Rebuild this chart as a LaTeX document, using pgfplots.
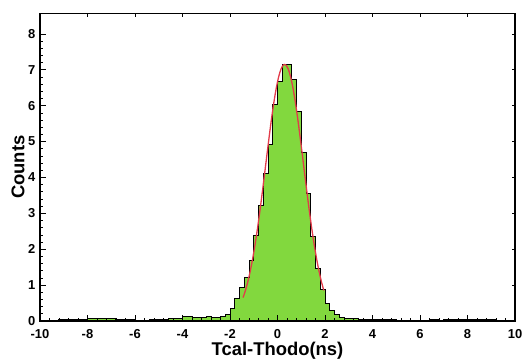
\documentclass[border=0pt]{standalone}
\usepackage{fontspec}
\setmainfont{Liberation Sans}
\usepackage{pgfplots}
\pgfplotsset{compat=1.18}
\usepackage{pgfplotstable}
\definecolor{hgreen}{RGB}{130,216,62}
\definecolor{fitred}{RGB}{226,60,74}

% histogram, 0.2 ns bins, x = left edge of bin
\pgfplotstableread{
x y
-10.0 0.00
-9.8 0.02
-9.6 0.02
-9.4 0.02
-9.2 0.03
-9.0 0.03
-8.8 0.03
-8.6 0.04
-8.4 0.04
-8.2 0.05
-8.0 0.07
-7.8 0.07
-7.6 0.08
-7.4 0.08
-7.2 0.07
-7.0 0.06
-6.8 0.05
-6.6 0.04
-6.4 0.03
-6.2 0.03
-6.0 0.02
-5.8 0.02
-5.6 0.02
-5.4 0.03
-5.2 0.04
-5.0 0.05
-4.8 0.05
-4.6 0.06
-4.4 0.07
-4.2 0.08
-4.0 0.12
-3.8 0.12
-3.6 0.11
-3.4 0.10
-3.2 0.11
-3.0 0.12
-2.8 0.11
-2.6 0.11
-2.4 0.12
-2.2 0.17
-2.0 0.36
-1.8 0.63
-1.6 0.94
-1.4 1.22
-1.2 1.68
-1.0 2.39
-0.8 3.22
-0.6 4.11
-0.4 4.91
-0.2 6.03
0.0 6.68
0.2 7.14
0.4 7.16
0.6 6.74
0.8 5.83
1.0 4.69
1.2 3.56
1.4 2.36
1.6 1.45
1.8 0.88
2.0 0.50
2.2 0.28
2.4 0.17
2.6 0.10
2.8 0.07
3.0 0.06
3.2 0.06
3.4 0.05
3.6 0.05
3.8 0.05
4.0 0.04
4.2 0.04
4.4 0.04
4.6 0.03
4.8 0.03
5.0 0.02
5.2 0.02
5.4 0.02
5.6 0.01
5.8 0.01
6.0 0.02
6.2 0.02
6.4 0.03
6.6 0.03
6.8 0.02
7.0 0.03
7.2 0.04
7.4 0.03
7.6 0.04
7.8 0.05
8.0 0.04
8.2 0.05
8.4 0.04
8.6 0.05
8.8 0.04
9.0 0.03
9.2 0.02
9.4 0.02
9.6 0.02
9.8 0.01
10.0 0.01
}\histdata

% gaussian fit
\pgfplotstableread{
x y
-1.45 0.653
-1.35 0.852
-1.25 1.094
-1.15 1.383
-1.05 1.722
-0.95 2.109
-0.85 2.545
-0.75 3.022
-0.65 3.533
-0.55 4.065
-0.45 4.607
-0.35 5.140
-0.25 5.646
-0.15 6.104
-0.05 6.497
0.05 6.809
0.15 7.026
0.25 7.136
0.30 7.150
0.35 7.136
0.45 7.026
0.55 6.809
0.65 6.497
0.75 6.104
0.85 5.646
0.95 5.140
1.05 4.607
1.15 4.065
1.25 3.533
1.35 3.022
1.45 2.545
1.55 2.109
1.65 1.722
1.75 1.383
1.85 1.094
1.95 0.852
}\fitdata

\begin{document}
\begin{tikzpicture}
\pgfplotsset{
  hframe/.style={
    width=475bp, height=307.5bp, scale only axis,
    xmin=-10, xmax=10, ymin=0, ymax=8.57,
    axis line style={line width=1.2bp},
    tick align=inside,
    tick style={black, line width=0.7bp},
  }
}
\begin{axis}[hframe,
    axis on top,
    xtick={-10,-8,...,10}, ytick={0,1,...,8},
    xtick pos=bottom, ytick pos=left,
    minor x tick num=4, minor y tick num=4,
    major tick length=6bp, minor tick length=3bp,
    /pgf/number format/assume math mode=true,
    xticklabel style={font=\fontsize{13}{15}\selectfont\bfseries, inner sep=0pt, anchor=north, yshift=-8bp},
    yticklabel style={font=\fontsize{13}{15}\selectfont\bfseries, inner sep=0pt, anchor=east, xshift=-4.5bp},
    xlabel={Tcal-Thodo(ns)}, ylabel={Counts},
    xlabel style={font=\fontsize{18.5}{20}\selectfont\bfseries, at={(axis description cs:0.5,0)}, anchor=base, yshift=-35bp},
    ylabel style={font=\fontsize{18.5}{20}\selectfont\bfseries, at={(axis description cs:0,0.5)}, anchor=center, yshift=22bp},
  ]
  \addplot[const plot mark left, fill=hgreen, draw=black, line width=1bp]
    table[x=x, y=y] {\histdata} \closedcycle;
  \addplot[fitred, line width=1.3bp, smooth, mark=none]
    table[x=x, y=y] {\fitdata};
\end{axis}
\begin{axis}[hframe,
    xtick={-10,-8,...,10}, ytick={0,1,...,8},
    xtick pos=top, ytick pos=right,
    xticklabels={}, yticklabels={},
    major tick length=3.5bp,
  ]
\end{axis}
\path (current axis.south west) ++(-40bp,-38bp) (current axis.north east) ++(8bp,13.5bp);
\end{tikzpicture}
\end{document}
§ §
Directions for this task: Repeat the material verbatim. Do not carry over any picture.

Answer in full:
Rebuild this chart as a LaTeX document, using pgfplots.
\documentclass[border=0pt]{standalone}
\usepackage{fontspec}
\setmainfont{Liberation Sans}
\usepackage{pgfplots}
\pgfplotsset{compat=1.18}
\usepackage{pgfplotstable}
\definecolor{hgreen}{RGB}{130,216,62}
\definecolor{fitred}{RGB}{226,60,74}

% histogram, 0.2 ns bins, x = left edge of bin
\pgfplotstableread{
x y
-10.0 0.00
-9.8 0.02
-9.6 0.02
-9.4 0.02
-9.2 0.03
-9.0 0.03
-8.8 0.03
-8.6 0.04
-8.4 0.04
-8.2 0.05
-8.0 0.07
-7.8 0.07
-7.6 0.08
-7.4 0.08
-7.2 0.07
-7.0 0.06
-6.8 0.05
-6.6 0.04
-6.4 0.03
-6.2 0.03
-6.0 0.02
-5.8 0.02
-5.6 0.02
-5.4 0.03
-5.2 0.04
-5.0 0.05
-4.8 0.05
-4.6 0.06
-4.4 0.07
-4.2 0.08
-4.0 0.12
-3.8 0.12
-3.6 0.11
-3.4 0.10
-3.2 0.11
-3.0 0.12
-2.8 0.11
-2.6 0.11
-2.4 0.12
-2.2 0.17
-2.0 0.36
-1.8 0.63
-1.6 0.94
-1.4 1.22
-1.2 1.68
-1.0 2.39
-0.8 3.22
-0.6 4.11
-0.4 4.91
-0.2 6.03
0.0 6.68
0.2 7.14
0.4 7.16
0.6 6.74
0.8 5.83
1.0 4.69
1.2 3.56
1.4 2.36
1.6 1.45
1.8 0.88
2.0 0.50
2.2 0.28
2.4 0.17
2.6 0.10
2.8 0.07
3.0 0.06
3.2 0.06
3.4 0.05
3.6 0.05
3.8 0.05
4.0 0.04
4.2 0.04
4.4 0.04
4.6 0.03
4.8 0.03
5.0 0.02
5.2 0.02
5.4 0.02
5.6 0.01
5.8 0.01
6.0 0.02
6.2 0.02
6.4 0.03
6.6 0.03
6.8 0.02
7.0 0.03
7.2 0.04
7.4 0.03
7.6 0.04
7.8 0.05
8.0 0.04
8.2 0.05
8.4 0.04
8.6 0.05
8.8 0.04
9.0 0.03
9.2 0.02
9.4 0.02
9.6 0.02
9.8 0.01
10.0 0.01
}\histdata

% gaussian fit
\pgfplotstableread{
x y
-1.45 0.653
-1.35 0.852
-1.25 1.094
-1.15 1.383
-1.05 1.722
-0.95 2.109
-0.85 2.545
-0.75 3.022
-0.65 3.533
-0.55 4.065
-0.45 4.607
-0.35 5.140
-0.25 5.646
-0.15 6.104
-0.05 6.497
0.05 6.809
0.15 7.026
0.25 7.136
0.30 7.150
0.35 7.136
0.45 7.026
0.55 6.809
0.65 6.497
0.75 6.104
0.85 5.646
0.95 5.140
1.05 4.607
1.15 4.065
1.25 3.533
1.35 3.022
1.45 2.545
1.55 2.109
1.65 1.722
1.75 1.383
1.85 1.094
1.95 0.852
}\fitdata

\begin{document}
\begin{tikzpicture}
\pgfplotsset{
  hframe/.style={
    width=475bp, height=307.5bp, scale only axis,
    xmin=-10, xmax=10, ymin=0, ymax=8.57,
    axis line style={line width=1.2bp},
    tick align=inside,
    tick style={black, line width=0.7bp},
  }
}
\begin{axis}[hframe,
    axis on top,
    xtick={-10,-8,...,10}, ytick={0,1,...,8},
    xtick pos=bottom, ytick pos=left,
    minor x tick num=4, minor y tick num=4,
    major tick length=6bp, minor tick length=3bp,
    /pgf/number format/assume math mode=true,
    xticklabel style={font=\fontsize{13}{15}\selectfont\bfseries, inner sep=0pt, anchor=north, yshift=-8bp},
    yticklabel style={font=\fontsize{13}{15}\selectfont\bfseries, inner sep=0pt, anchor=east, xshift=-4.5bp},
    xlabel={Tcal-Thodo(ns)}, ylabel={Counts},
    xlabel style={font=\fontsize{18.5}{20}\selectfont\bfseries, at={(axis description cs:0.5,0)}, anchor=base, yshift=-35bp},
    ylabel style={font=\fontsize{18.5}{20}\selectfont\bfseries, at={(axis description cs:0,0.5)}, anchor=center, yshift=22bp},
  ]
  \addplot[const plot mark left, fill=hgreen, draw=black, line width=1bp]
    table[x=x, y=y] {\histdata} \closedcycle;
  \addplot[fitred, line width=1.3bp, smooth, mark=none]
    table[x=x, y=y] {\fitdata};
\end{axis}
\begin{axis}[hframe,
    xtick={-10,-8,...,10}, ytick={0,1,...,8},
    xtick pos=top, ytick pos=right,
    xticklabels={}, yticklabels={},
    major tick length=3.5bp,
  ]
\end{axis}
\path (current axis.south west) ++(-40bp,-38bp) (current axis.north east) ++(8bp,13.5bp);
\end{tikzpicture}
\end{document}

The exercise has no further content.